News Feature | April 5, 2017

Australian Company BVT Raises $18 Million For Bionic Eye Clinical Trial

By Jof Enriquez
Follow me on Twitter @jofenriq

bionic-eye
Image courtesy of Bionic Vision Technologies

Melbourne-based Bionic Vision Technologies (BVT) has raised US $18 million from Hong Kong-based investors China Huarong International Holdings and State Path Capital Limited to proceed with clinical studies testing the company's bionic eye for patients with retinitis pigmentosa, a degenerative condition that is the most common cause of inherited blindness.

BVT's bionic eye is based on intellectual property first developed in 2008 by Bionic Vision Australia (BVA), a consortium made up of University of Melbourne, the University of New South Wales, the Bionics Institute, Centre for Eye Research Australia, Commonwealth Scientific and Industrial Organisation's (CSIRO's) Data 61 research unit, the Royal Victorian Eye & Ear Hospital, Western Sydney University, and the Australian College of Optometry. They now become shareholders alongside the Chinese investors in BVT as it transitions into a commercial business.

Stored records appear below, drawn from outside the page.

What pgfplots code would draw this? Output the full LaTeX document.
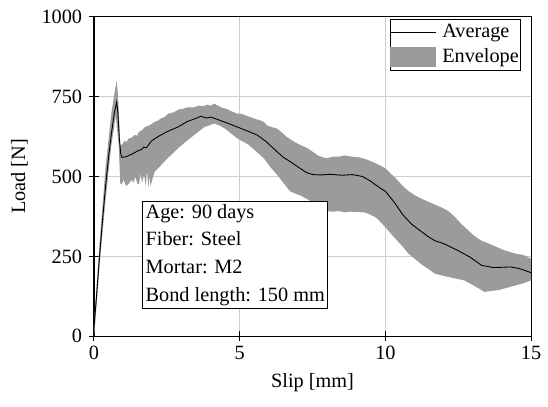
\documentclass[border=0pt]{standalone}
\usepackage{pgfplots}
\pgfplotsset{compat=1.18}
\usepackage{fontspec}
\setmainfont{Liberation Serif}
\definecolor{envgray}{RGB}{155,155,155}
\definecolor{gridgray}{RGB}{205,205,205}
\begin{document}
\fontsize{20.5}{24}\selectfont
\begin{tikzpicture}
\begin{axis}[
  scale only axis,
  width=442pt, height=323pt,
  xmin=0, xmax=15, ymin=0, ymax=1000,
  xtick={0,5,10,15}, ytick={0,250,500,750,1000},
  grid=major, grid style={gridgray, line width=0.8pt},
  axis line style={black, line width=1.2pt},
  tick align=center, tick pos=left,
  major tick length=10pt,
  tick style={black, line width=1pt},
  /pgf/number format/assume math mode=true,
  /pgf/number format/1000 sep={},
  ticklabel style={font=\fontsize{20.5}{24}\selectfont},
  xticklabel style={yshift=2pt},
  label style={font=\fontsize{20.5}{24}\selectfont},
  xlabel={Slip [mm]}, ylabel={Load [N]},
  legend style={at={(rel axis cs:1,1)}, anchor=north east, xshift=-10pt, yshift=-2pt,
    font=\fontsize{20.5}{22}\selectfont, draw=black, line width=0.8pt,
    inner xsep=0pt, inner ysep=3pt, row sep=4pt, cells={anchor=west},
    /tikz/every odd column/.append style={column sep=4pt}},
  legend cell align=left,
  reverse legend,
]
\addplot[fill=envgray, draw=none,
  legend image code/.code={\fill[envgray] (0pt,-10.5pt) rectangle (46pt,10.5pt);}] coordinates {
(0,40) (0.2,300) (0.4,530) (0.6,700) (0.72,770) (0.78,800) (0.82,760) (0.86,690) (0.9,600)
(0.96,599) (1.05,612) (1.12,608) (1.19,619) (1.3,622) (1.4,630) (1.48,628) (1.55,640) (1.65,645) (1.75,655) (1.9,660) (2.1,672)
(2.2,675) (2.3,682) (2.42,686) (2.55,697) (2.7,700) (2.8,704) (2.9,710) (3.05,712) (3.22,717) (3.4,716) (3.6,722) (3.75,720)
(3.9,725) (4.0,722) (4.13,728) (4.25,722) (4.4,715) (4.55,712) (4.7,705) (4.92,697) (5.1,695)
(5.3,688) (5.55,680) (5.7,676) (5.83,671) (5.94,660) (6.1,655) (6.28,650) (6.45,638) (6.6,625) (6.85,610)
(7.07,599) (7.3,590) (7.5,578) (7.7,565) (7.97,557) (8.2,562) (8.4,562) (8.6,566) (8.88,562)
(9.1,560) (9.3,555) (9.5,548) (9.7,540) (10.0,526) (10.2,508) (10.4,490) (10.6,470) (10.8,454)
(11.0,442) (11.2,432) (11.45,422) (11.7,412) (11.95,402) (12.16,392) (12.4,372) (12.6,352)
(12.8,335) (13.0,318) (13.15,308) (13.3,299) (13.55,290) (13.8,280) (14.05,270) (14.3,263)
(14.5,258) (14.7,255) (14.85,250) (15.0,242)
(15,175) (14.85,170) (14.7,165) (14.5,160) (14.3,155) (14.1,150) (13.9,145) (13.65,142) (13.4,139)
(13.2,150) (13.0,160) (12.85,168) (12.7,175) (12.45,180) (12.2,185) (11.95,190) (11.7,196)
(11.45,212) (11.2,228) (11.0,243) (10.8,258) (10.6,280) (10.4,300) (10.2,320) (10.0,341)
(9.85,356) (9.7,370) (9.5,380) (9.33,387) (9.05,389) (8.8,390) (8.6,388) (8.4,392) (8.2,390)
(7.97,392) (7.75,405) (7.5,420) (7.3,430) (7.1,440) (6.9,447) (6.73,454) (6.5,480) (6.28,506)
(6.05,530) (5.83,557) (5.55,580) (5.3,600) (5.1,610) (4.92,619) (4.7,635) (4.5,650) (4.3,660)
(4.13,666) (3.95,660) (3.79,655) (3.55,638) (3.3,620) (3.1,605) (2.88,588) (2.7,572) (2.5,555)
(2.3,535) (2.09,516) (2.0,490) (1.95,470) (1.9,500) (1.87,464) (1.82,520) (1.78,470) (1.72,505)
(1.65,480) (1.6,510) (1.55,478) (1.5,475) (1.42,500) (1.35,480) (1.3,490) (1.2,478) (1.1,470)
(1.02,490) (0.95,475) (0.9,480) (0.85,600) (0.75,690) (0.6,600) (0.4,430) (0.2,230) (0.05,50) (0,0)
} --cycle;
\addlegendentry{Envelope}
\addplot[black, line width=0.9pt,
  legend image code/.code={\draw[black, line width=0.9pt] (0pt,0pt) -- (46pt,0pt);}] coordinates {
(0,25) (0.1,140) (0.2,260) (0.3,370) (0.4,470) (0.5,560) (0.6,635) (0.7,700) (0.78,733)
(0.82,700) (0.87,620) (0.92,570) (0.96,560) (1.1,562) (1.3,570) (1.5,580) (1.64,585) (1.7,592)
(1.8,590) (1.98,612) (2.2,625) (2.5,640) (2.88,655) (3.2,672) (3.5,682) (3.68,689) (3.85,683)
(4.01,686) (4.2,680) (4.5,670) (4.92,655) (5.2,645) (5.6,630) (5.9,610) (6.28,578) (6.5,560)
(6.73,547) (7.0,530) (7.3,512) (7.52,506) (7.8,505) (8.1,507) (8.5,504) (8.88,506) (9.22,500)
(9.5,485) (9.8,465) (10.0,454) (10.3,420) (10.6,380) (10.9,351) (11.2,330) (11.5,310) (11.7,299)
(12.0,290) (12.5,268) (12.9,248) (13.3,222) (13.7,215) (14.0,216) (14.3,217) (14.6,212) (15.0,199)
};
\addlegendentry{Average}
\node[anchor=north west, draw=black, line width=0.8pt, fill=white, align=left,
  inner sep=3pt, font=\fontsize{20.5}{28}\selectfont]
  at (axis cs:1.66,424) {Age: 90 days\\Fiber: Steel\\Mortar: M2\\Bond length: 150 mm};
\coordinate (O) at (rel axis cs:0,0);
\coordinate (T) at (rel axis cs:1,1);
\end{axis}
\path ([shift={(-95pt,-71pt)}]O) rectangle ([shift={(11pt,17pt)}]T);
\end{tikzpicture}
\end{document}
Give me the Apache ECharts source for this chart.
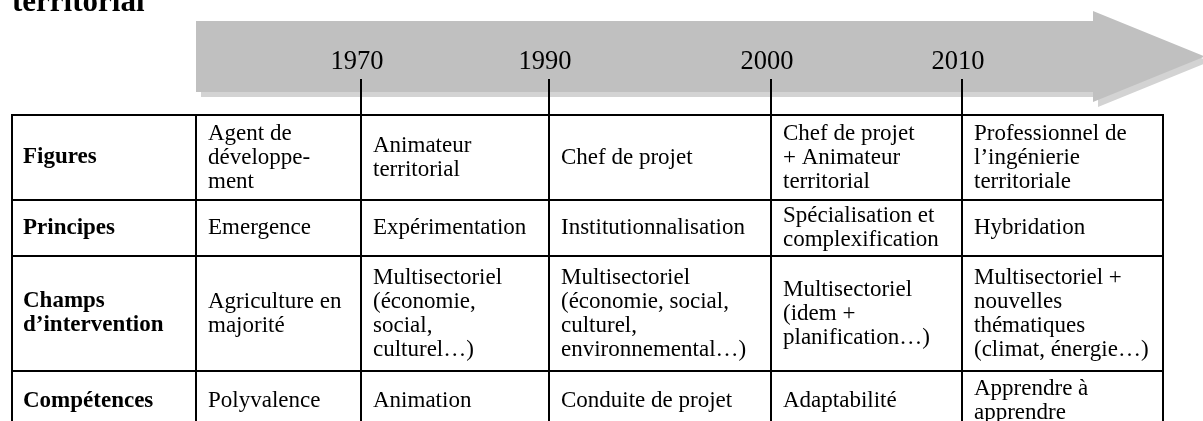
<!DOCTYPE html>
<html><head><meta charset="utf-8">
<script src="https://cdn.jsdelivr.net/npm/echarts@6/dist/echarts.min.js"></script>
<style>html,body{margin:0;padding:0;background:#fff}#c{width:1203px;height:421px}</style>
</head><body><div id="c"></div>
<script>
// ---------- content ----------
const titleText = 'territorial';
const years = ['1970', '1990', '2000', '2010'];
const rowHeaders = ['Figures', 'Principes', 'Champs\nd\u2019intervention', 'Compétences'];
const figures = ['Agent de\ndéveloppe-\nment', 'Animateur\nterritorial', 'Chef de projet', 'Chef de projet\n+ Animateur\nterritorial', 'Professionnel de\nl\u2019ingénierie\nterritoriale'];
const principes = ['Emergence', 'Expérimentation', 'Institutionnalisation', 'Spécialisation et\ncomplexification', 'Hybridation'];
const champs = ['Agriculture en\nmajorité', 'Multisectoriel\n(économie,\nsocial,\nculturel\u2026)', 'Multisectoriel\n(économie, social,\nculturel,\nenvironnemental\u2026)', 'Multisectoriel\n(idem +\nplanification\u2026)', 'Multisectoriel +\nnouvelles\nthématiques\n(climat, énergie\u2026)'];
const competences = ['Polyvalence', 'Animation', 'Conduite de projet', 'Adaptabilité', 'Apprendre à\napprendre'];

// ---------- layout (sizes, not data) ----------
const colWidths = [184, 165, 188, 222, 191, 201];
const rowHeights = [85, 56, 115, 60];
const layout = {
  gridLeft: 12, gridTop: 115, visibleH: 306,
  tickTop: -36, labelY: -53, labelDx: -4,
  bodyTop: -94, bodyBottom: -23, headX: 1081, headTop: -104, headBottom: -13, tipX: 1193, tipY: -58.5,
  shadow: 5, padX: 12, lineHeight: 24, fontSize: 23
};
const FONT = '"Liberation Serif", "Times New Roman", serif';

const colEdges = [0];
colWidths.forEach(w => colEdges.push(colEdges[colEdges.length - 1] + w));
const rowEdges = [0];
rowHeights.forEach(h => rowEdges.push(rowEdges[rowEdges.length - 1] + h));
const tableW = colEdges[colEdges.length - 1];

const rows = [figures, principes, champs, competences];
const cells = [];
rowHeaders.forEach((h, r) => {
  cells.push({ c: 0, r: r, text: h, bold: true });
  rows[r].forEach((t, i) => cells.push({ c: i + 1, r: r, text: t, bold: false }));
});

function renderCell(params, api) {
  const d = cells[params.dataIndex];
  const p0 = api.coord([colEdges[d.c], rowEdges[d.r]]);
  const p1 = api.coord([colEdges[d.c + 1], rowEdges[d.r + 1]]);
  return {
    type: 'group',
    children: [
      { type: 'rect', silent: true,
        shape: { x: p0[0], y: p0[1], width: p1[0] - p0[0], height: p1[1] - p0[1] },
        style: { fill: 'none', stroke: '#000', lineWidth: 2 } },
      { type: 'text', silent: true,
        style: {
          text: d.text, x: p0[0] + layout.padX - (d.c === 0 ? 1 : 0), y: (p0[1] + p1[1]) / 2,
          fill: '#000', font: (d.bold ? 'bold ' : '') + layout.fontSize + 'px ' + FONT,
          textAlign: 'left', align: 'left', textVerticalAlign: 'middle', verticalAlign: 'middle',
          lineHeight: layout.lineHeight
        } }
    ]
  };
}

function renderYear(params, api) {
  const x = colEdges[params.dataIndex + 2];
  const a = api.coord([x, layout.tickTop]);
  const b = api.coord([x, 0]);
  const l = api.coord([x, layout.labelY]);
  return {
    type: 'group',
    children: [
      { type: 'line', silent: true, shape: { x1: a[0], y1: a[1], x2: b[0], y2: b[1] },
        style: { stroke: '#000', lineWidth: 2 } },
      { type: 'text', silent: true,
        style: { text: years[params.dataIndex], x: l[0] + layout.labelDx, y: l[1], fill: '#000',
          font: '26.5px ' + FONT, textAlign: 'center', align: 'center',
          textVerticalAlign: 'middle', verticalAlign: 'middle' } }
    ]
  };
}

function renderArrow(params, api) {
  const pts = [
    [colEdges[1], layout.bodyTop], [layout.headX, layout.bodyTop], [layout.headX, layout.headTop],
    [layout.tipX, layout.tipY], [layout.headX, layout.headBottom], [layout.headX, layout.bodyBottom],
    [colEdges[1], layout.bodyBottom]
  ].map(p => api.coord(p));
  const s = layout.shadow;
  return {
    type: 'group',
    children: [
      { type: 'polygon', silent: true, shape: { points: pts.map(p => [p[0] + s, p[1] + s]) }, style: { fill: '#d3d3d3' } },
      { type: 'polygon', silent: true, shape: { points: pts }, style: { fill: '#c0c0c0' } }
    ]
  };
}

const chart = echarts.init(document.getElementById('c'), null, { renderer: 'canvas' });
chart.setOption({
  animation: false,
  backgroundColor: '#fff',
  title: { text: titleText, left: 12, top: -13, padding: 0,
    textStyle: { fontFamily: FONT, fontSize: 31, fontWeight: 'bold', color: '#000' } },
  grid: { left: layout.gridLeft, top: layout.gridTop, width: tableW, height: layout.visibleH },
  xAxis: { type: 'value', min: 0, max: tableW, show: false },
  yAxis: { type: 'value', min: 0, max: layout.visibleH, inverse: true, show: false },
  tooltip: { show: false },
  series: [
    { type: 'custom', name: 'arrow', clip: false, renderItem: renderArrow, data: [[0, 0]], z: 1 },
    { type: 'custom', name: 'years', clip: false, renderItem: renderYear, data: years.map((y, i) => [colEdges[i + 2], 0]), z: 2 },
    { type: 'custom', name: 'table', clip: false, renderItem: renderCell, data: cells.map(d => [colEdges[d.c], rowEdges[d.r]]), z: 3 }
  ]
});
</script>
</body></html>
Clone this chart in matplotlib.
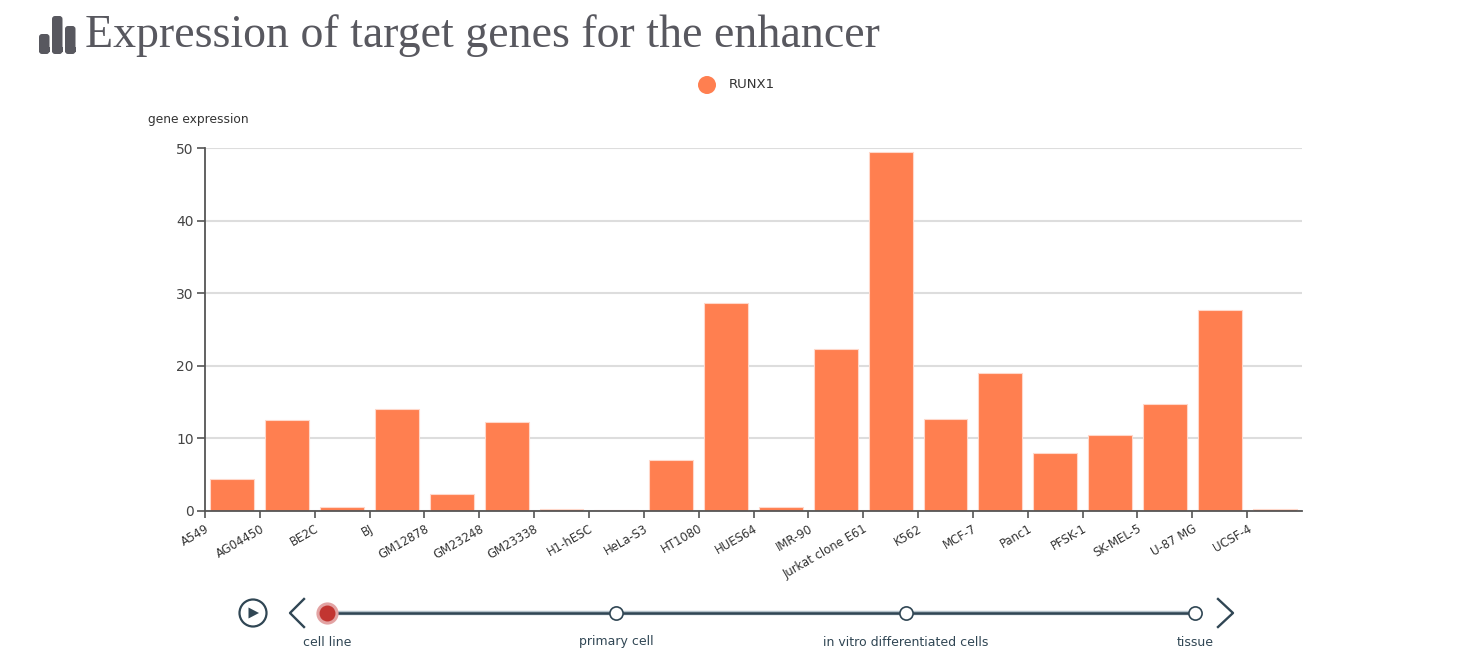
#!/usr/bin/env python3

import matplotlib
matplotlib.use("Agg")
import matplotlib.pyplot as plt
from matplotlib.patches import Circle, FancyBboxPatch, Polygon

W, H = 1480, 672

cell_lines = ["A549", "AG04450", "BE2C", "BJ", "GM12878", "GM23248", "GM23338",
              "H1-hESC", "HeLa-S3", "HT1080", "HUES64", "IMR-90", "Jurkat clone E61",
              "K562", "MCF-7", "Panc1", "PFSK-1", "SK-MEL-5", "U-87 MG", "UCSF-4"]
runx1 = [4.4, 12.5, 0.5, 14.0, 2.4, 12.3, 0.3, 0.2, 7.0, 28.6, 0.5, 22.3, 49.4,
         12.7, 19.0, 8.0, 10.4, 14.8, 27.7, 0.3]
y_ticks = [0, 10, 20, 30, 40, 50]
timeline_labels = ["cell line", "primary cell", "in vitro differentiated cells", "tissue"]

ORANGE = "#ff7f50"
DARK = "#304654"
GREY = "#58585f"


def px_axes(fig, left, top, right, bottom):
    # axes placed by pixel box, y counted from the top of the image
    return fig.add_axes([left / W, 1 - bottom / H, (right - left) / W, (bottom - top) / H])


fig = plt.figure(figsize=(W / 100, H / 100), dpi=100, facecolor="white")

# main bar chart
ax = px_axes(fig, 205, 148, 1302, 511)
positions = range(len(cell_lines))
ax.bar(positions, runx1, width=0.8, color=ORANGE, edgecolor="#ffd8ca", linewidth=0.8, zorder=3)
ax.set_xlim(-0.5, len(cell_lines) - 0.5)
ax.set_ylim(0, 50)
ax.set_yticks(y_ticks)
ax.yaxis.grid(True, color="#dddddd", linewidth=1.5, zorder=0)
ax.set_axisbelow(True)
for side in ["top", "right"]:
    ax.spines[side].set_visible(False)
for side in ["left", "bottom"]:
    ax.spines[side].set_color("#555555")
    ax.spines[side].set_linewidth(1.3)
    ax.spines[side].set_zorder(5)
ax.tick_params(axis="y", length=6, width=1.2, color="#555555", labelcolor="#444444",
               labelsize=10, pad=2)

# ticks sit on the band edges, labels hang under them
ax.set_xticks([p - 0.5 for p in positions])
ax.set_xticklabels(cell_lines, rotation=30, ha="right", rotation_mode="anchor",
                   fontsize=8.4, color="#333333")
ax.tick_params(axis="x", length=5, width=1.2, color="#555555", pad=3)
for lbl, offset in zip(ax.get_xticklabels(), positions):
    lbl.set_x(offset + 0.18)

# overlay in image pixels for title, legend and player controls
ov = fig.add_axes([0, 0, 1, 1], zorder=10)
ov.set_xlim(0, W)
ov.set_ylim(H, 0)
ov.axis("off")
ov.patch.set_alpha(0)

ov.text(85, 36, "Expression of target genes for the enhancer", family="Liberation Serif",
        fontsize=33, color=GREY, va="center", ha="left")
for x0, top in [(39, 34), (52, 16), (65, 26)]:
    ov.add_patch(FancyBboxPatch((x0 + 2, top + 2), 6.5, 52 - top - 2,
                                boxstyle="round,pad=2,rounding_size=3", mutation_aspect=1,
                                color=GREY, linewidth=0))
    ov.add_patch(plt.Rectangle((x0, 47), 10.5, 5, color=GREY, linewidth=0))

ov.add_patch(Circle((707, 85), 9, color=ORANGE, linewidth=0))
ov.text(729, 84, "RUNX1", fontsize=9.5, color="#333333", va="center", ha="left")
ov.text(148, 120, "gene expression", fontsize=8.8, color="#333333", va="center", ha="left")

# play button and arrows
ov.add_patch(Circle((253, 613), 13.5, facecolor="white", edgecolor=DARK, linewidth=1.6))
ov.add_patch(Polygon([(248.5, 607.5), (248.5, 618.5), (259, 613)], color=DARK, linewidth=0))
ov.plot([304, 290, 304], [599, 613, 627], color=DARK, linewidth=1.7)
ov.plot([1218, 1233, 1218], [599, 613, 627], color=DARK, linewidth=1.7)

# timeline, stops placed by index
tl = px_axes(fig, 327, 600, 1195, 626)
tl.set_zorder(11)
tl.set_xlim(0, len(timeline_labels) - 1)
tl.set_ylim(-1, 1)
tl.axis("off")
tl.patch.set_alpha(0)
stops = list(range(len(timeline_labels)))
tl.plot(stops, [0] * len(stops), color="#b5c2ca", linewidth=3.2, zorder=1, clip_on=False)
tl.plot(stops, [0] * len(stops), color=DARK, linewidth=1.8, zorder=2, clip_on=False)
tl.plot(stops[1:], [0] * 3, "o", ms=9.5, mfc="white", mec=DARK, mew=1.2, zorder=3, clip_on=False)
tl.plot(stops[0], 0, "o", ms=16, color="#e3a3a3", mew=0, zorder=3, clip_on=False)
tl.plot(stops[0], 0, "o", ms=11.5, color="#c23531", mew=0, zorder=4, clip_on=False)
for s, name in zip(stops, timeline_labels):
    tl.annotate(name, (s, 0), xytext=(0, -29), textcoords="offset pixels", ha="center", va="center",
                fontsize=9, color=DARK, annotation_clip=False)

plt.savefig("out.png", dpi=100)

The bionic eye system works by turning images captured by smart glasses into signals transmitted to a retinal implant, whose electrodes stimulate the surviving retinal cells in patients with retinal degeneration. Then, those cells send electrical signals to vision processing centers in the brain to interpret the information.

The Australian Research Council had given a five-year AU$50 million Special Research Initiative grant to develop the bionic eye up to the prototype phase; it was successfully tested in three patients between 2012-2014. BVT plans to use the fresh investment to proceed with next-stage clinical trials in Melbourne. Compared to periodic clinic evaluations in the initial trial, new studies will monitor patients' mobility and independence as they go through everyday activities.

“The funding will propel this Australian technology into clinical trials in coming months as we work towards securing regulatory approval and a commercial launch in key markets where loss of vision is a significant medical burden,” said BVT Executive Chairman Robert Klupacs in a news release. “There is currently no treatment for conditions such as retinitis pigmentosa and our new investors recognise BVT has developed a world-leading solution with potential to make a significant impact patient’s sight and lifestyle.”

Other companies racing against BVT in commercializing a bionic eye include California-based Second Sight Medical, who is developing the Orion I Visual Cortical Prosthesis that is set for human trials this year, and French technology company Pixium Vision, which is trying to commercialize a light-powered eye implant. Google’s parent company Alphabet also has a patent application for an intraocular device powered by an external antenna.

BVT claims it has the edge over competitors due to a superior surgical approach using a natural anatomical pocket called the suprachoroidal space, the stability of its device, and a unique vision-processing software that improves the patient’s experience. The company's bionic eye was a finalist in the 2013 Eureka Awards and the 2013 Melbourne Awards, according to Business Insider.